ADL CEO Jonathan Greenblatt Says Antisemitic Attacks Are 'Like a Charlottesville Every Day'


Anti-Defamation League (ADL) CEO Jonathan Greenblatt compared a rise of antisemitism in the wake of the recent conflict in Gaza to experiencing "a Charlottesville every day" for terrified Jewish Americans.

Greenblatt made the remarks during a Friday appearance on MSNBC. He told host Nicolle Wallace that synagogues had recently been hit with antisemitic vandalism while Jewish people were harassed, assaulted and "chased down and beaten" across the United States amid rising tensions over the conflict in the Middle East.

"I've heard from Jewish people all over the country in the past week who are alarmed," Greenblatt said. "It's like a Charlottesville every day when someone is driving down the street targeting Jewish neighborhoods... through a bullhorn and a megaphone screaming 'Are you Jewish?' and then, again, throwing bottles at people."

Greenblatt compared the rise in antisemitic incidents to the recent wave of anti-Asian incidents amid the COVID-19 pandemic, stressing that "holding Jews collectively responsible for Middle East policies, that's not activism... it's antisemitism, and it should have no place in our political dialogue."

Anti-Defamation League President Jonathan Greenblatt said Friday that a rise in antisemitic incidents amid the recent Israeli-Palestinian conflict was "like a Charlottesville every day." A group of pro-Palestinian protesters are pictured burning an Israeli flag during a demonstration in New York City on May 20, 2021. Spencer Platt/Getty

During an incident in Los Angeles on Tuesday, which authorities are investigating as a hate crime, witnesses said that a pro-Palestinian mob of around 30 attacked diners gathered a sushi restaurant in a Jewish neighborhood.
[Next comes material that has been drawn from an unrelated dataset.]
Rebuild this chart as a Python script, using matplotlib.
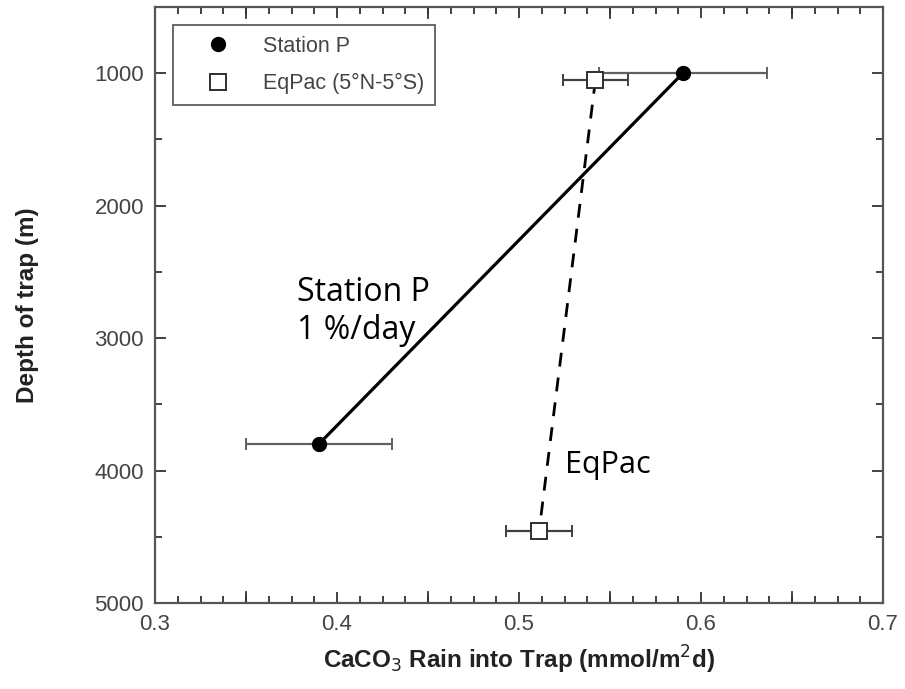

The group threw glass bottles and cups at the diners while shouting antisemitic slurs and indiscriminately asking "Who's Jewish?"

"L.A. is a city of belonging, not of hate," Los Angeles Mayor Eric Garcetti tweeted in response to the incident. "There is simply no place for anti-Semitism, discrimination, or prejudice of any kind in Los Angeles. And we will never tolerate bigotry and violence in our communities."

In New York City, clashes between pro-Palestinian and pro-Israel demonstrators erupted into violence on Thursday while Israel and Hamas enacted a cease-fire that at least temporarily ended the deadly conflict in the Middle East. Multiple online videos appeared to show Jewish people being targeted and physically attacked during the confrontations.

Other antisemitic incidents have been reported around the country. Recent preliminary data from the ADL indicates that there has been a roughly 50 percent uptick in antisemitic incidents since this month's conflict began. During the week of May 7 to May 14, the group also tracked more than 17,000 tweets that expressed support for some variation of the statement "Hitler was right."

"ADL has been fighting hate for over 100 years," said Greenblatt. "We've seen in the past that tension in the Middle East can spawn hate crimes here. But I must say, from the far right... to the radical left who make these unhinged claims about the Jewish people or the Jewish state, the Jewish community is feeling pressure from both sides."

The August 2017 "Unite the Right" rally in Charlottesville, Virginia was attended by a large group of white supremacists espousing racist and antisemitic rhetoric. The event turned deadly when white nationalist James Alex Fields Jr. drove his car into a crowd of people protesting the event, killing 32-year-old Heather Heyer.

Newsweek reached out to ADL for additional comment.